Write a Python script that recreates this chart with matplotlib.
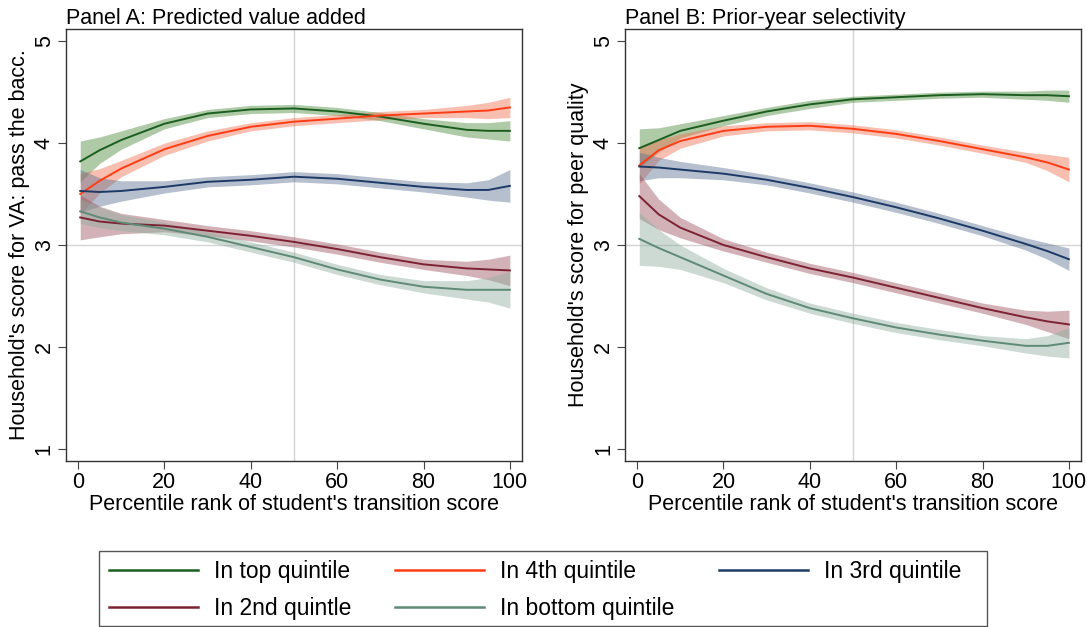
import matplotlib.pyplot as plt
from matplotlib.patches import Rectangle
import numpy as np

plt.rcParams['font.family'] = ['Liberation Sans', 'DejaVu Sans']

x = [0.5, 5, 10, 20, 30, 40, 50, 60, 70, 80, 90, 95, 100]

labels = ['In top quintile', 'In 4th quintile', 'In 3rd quintile',
          'In 2nd quintle', 'In bottom quintile']
line_colors = ['#1b5e20', '#ff3d14', '#1c3a66', '#7d2233', '#5e8a76']
band_colors = ['#4f8a3c', '#f0704f', '#5d7290', '#9c5560', '#8fae9f']

# Panel A: predicted value added
a_mid = [
    [3.82, 3.93, 4.03, 4.19, 4.29, 4.33, 4.34, 4.31, 4.26, 4.19, 4.13, 4.12, 4.12],
    [3.50, 3.63, 3.75, 3.94, 4.07, 4.16, 4.21, 4.24, 4.27, 4.29, 4.31, 4.32, 4.35],
    [3.53, 3.52, 3.53, 3.57, 3.62, 3.64, 3.67, 3.65, 3.61, 3.57, 3.54, 3.54, 3.58],
    [3.27, 3.23, 3.21, 3.19, 3.14, 3.09, 3.03, 2.96, 2.88, 2.81, 2.77, 2.76, 2.75],
    [3.33, 3.27, 3.22, 3.16, 3.08, 2.98, 2.88, 2.76, 2.66, 2.59, 2.56, 2.56, 2.56],
]
a_half = [
    [0.20, 0.13, 0.09, 0.05, 0.04, 0.04, 0.04, 0.04, 0.04, 0.05, 0.07, 0.08, 0.10],
    [0.20, 0.12, 0.08, 0.06, 0.05, 0.04, 0.04, 0.04, 0.04, 0.04, 0.06, 0.08, 0.10],
    [0.21, 0.14, 0.10, 0.06, 0.05, 0.05, 0.05, 0.05, 0.05, 0.05, 0.07, 0.10, 0.16],
    [0.22, 0.15, 0.10, 0.06, 0.05, 0.05, 0.05, 0.05, 0.05, 0.05, 0.07, 0.10, 0.15],
    [0.12, 0.10, 0.08, 0.06, 0.05, 0.05, 0.05, 0.05, 0.05, 0.06, 0.09, 0.12, 0.18],
]

# Panel B: prior-year selectivity
b_mid = [
    [3.95, 4.03, 4.12, 4.22, 4.31, 4.38, 4.43, 4.45, 4.47, 4.48, 4.47, 4.47, 4.46],
    [3.78, 3.93, 4.02, 4.12, 4.16, 4.17, 4.14, 4.09, 4.02, 3.94, 3.86, 3.81, 3.74],
    [3.77, 3.76, 3.74, 3.70, 3.64, 3.56, 3.47, 3.37, 3.26, 3.14, 3.01, 2.94, 2.86],
    [3.48, 3.30, 3.17, 3.00, 2.88, 2.77, 2.68, 2.58, 2.48, 2.38, 2.29, 2.25, 2.22],
    [3.06, 2.97, 2.88, 2.70, 2.52, 2.38, 2.28, 2.19, 2.12, 2.06, 2.01, 2.01, 2.04],
]
b_half = [
    [0.19, 0.12, 0.07, 0.05, 0.04, 0.04, 0.03, 0.03, 0.03, 0.03, 0.04, 0.05, 0.06],
    [0.18, 0.10, 0.07, 0.05, 0.04, 0.04, 0.04, 0.04, 0.04, 0.04, 0.05, 0.08, 0.12],
    [0.14, 0.10, 0.08, 0.06, 0.05, 0.05, 0.05, 0.05, 0.05, 0.05, 0.06, 0.08, 0.11],
    [0.22, 0.15, 0.10, 0.06, 0.05, 0.05, 0.05, 0.05, 0.05, 0.05, 0.07, 0.10, 0.14],
    [0.26, 0.18, 0.12, 0.07, 0.06, 0.05, 0.05, 0.05, 0.05, 0.05, 0.07, 0.10, 0.15],
]

titles = ['Panel A: Predicted value added', 'Panel B: Prior-year selectivity']
ylabels = ["Household's score for VA: pass the bacc.", "Household's score for peer quality"]
xlabel = "Percentile rank of student's transition score"

fs = 15.5
W, H = 1087, 627
fig = plt.figure(figsize=(W / 100, H / 100), dpi=100)
axA = fig.add_axes([0.0607, 0.2648, 0.4195, 0.689])
axB = fig.add_axes([0.575, 0.2648, 0.4195, 0.689])

handles = []
for ax, mids, halves, title, ylab in [(axA, a_mid, a_half, titles[0], ylabels[0]),
                                      (axB, b_mid, b_half, titles[1], ylabels[1])]:
    ax.axvline(50, color='#d4d4d4', lw=1, zorder=0)
    ax.axhline(3, color='#d4d4d4', lw=1, zorder=0)
    handles = []
    for i in range(len(labels)):
        m = np.array(mids[i])
        h = np.array(halves[i])
        ax.fill_between(x, m - h, m + h, color=band_colors[i], alpha=0.45, lw=0)
        ln, = ax.plot(x, m, color=line_colors[i], lw=1.4, label=labels[i])
        handles.append(ln)
    ax.set_xlim(-2.8, 102.8)
    ax.set_ylim(0.88, 5.12)
    ax.set_xticks([0, 20, 40, 60, 80, 100])
    ax.set_yticks([1, 2, 3, 4, 5])
    ax.tick_params(axis='both', labelsize=fs, length=6, color='#444444',
                   direction='out', pad=2)
    for t in ax.get_yticklabels():
        t.set_rotation(90)
        t.set_va('center')
    ax.set_xlabel(xlabel, fontsize=fs, labelpad=1)
    ax.set_ylabel(ylab, fontsize=fs, labelpad=3)
    ax.set_title(title, fontsize=fs, loc='left', pad=3)
    for s in ax.spines.values():
        s.set_color('#333333')
        s.set_linewidth(1.0)

# legend frame drawn separately
fig.patches.append(Rectangle((99 / W, 1 - 626 / H), 888 / W, 75 / H,
                             transform=fig.transFigure, fill=False,
                             edgecolor='#555555', lw=1.0))

# column-major order so that rows read like the reference
order = [0, 3, 1, 4, 2]
lfs = 16.5
px = lfs * 100 / 72
leg = fig.legend([handles[i] for i in order], [labels[i] for i in order],
                 loc='upper left', ncol=3,
                 bbox_to_anchor=(109 / W, 1 - 560 / H),
                 fontsize=lfs, handlelength=89 / px, handletextpad=16 / px,
                 columnspacing=44 / px, frameon=False,
                 borderaxespad=0, borderpad=0, labelspacing=0.62)
for ln in leg.get_lines():
    ln.set_linewidth(1.8)

fig.savefig('out.png', dpi=100)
___
▶ [Stated goal] What count of lines in the listing contain the word "that"? Reply with the number only.

▶ [Solution to the problem] 2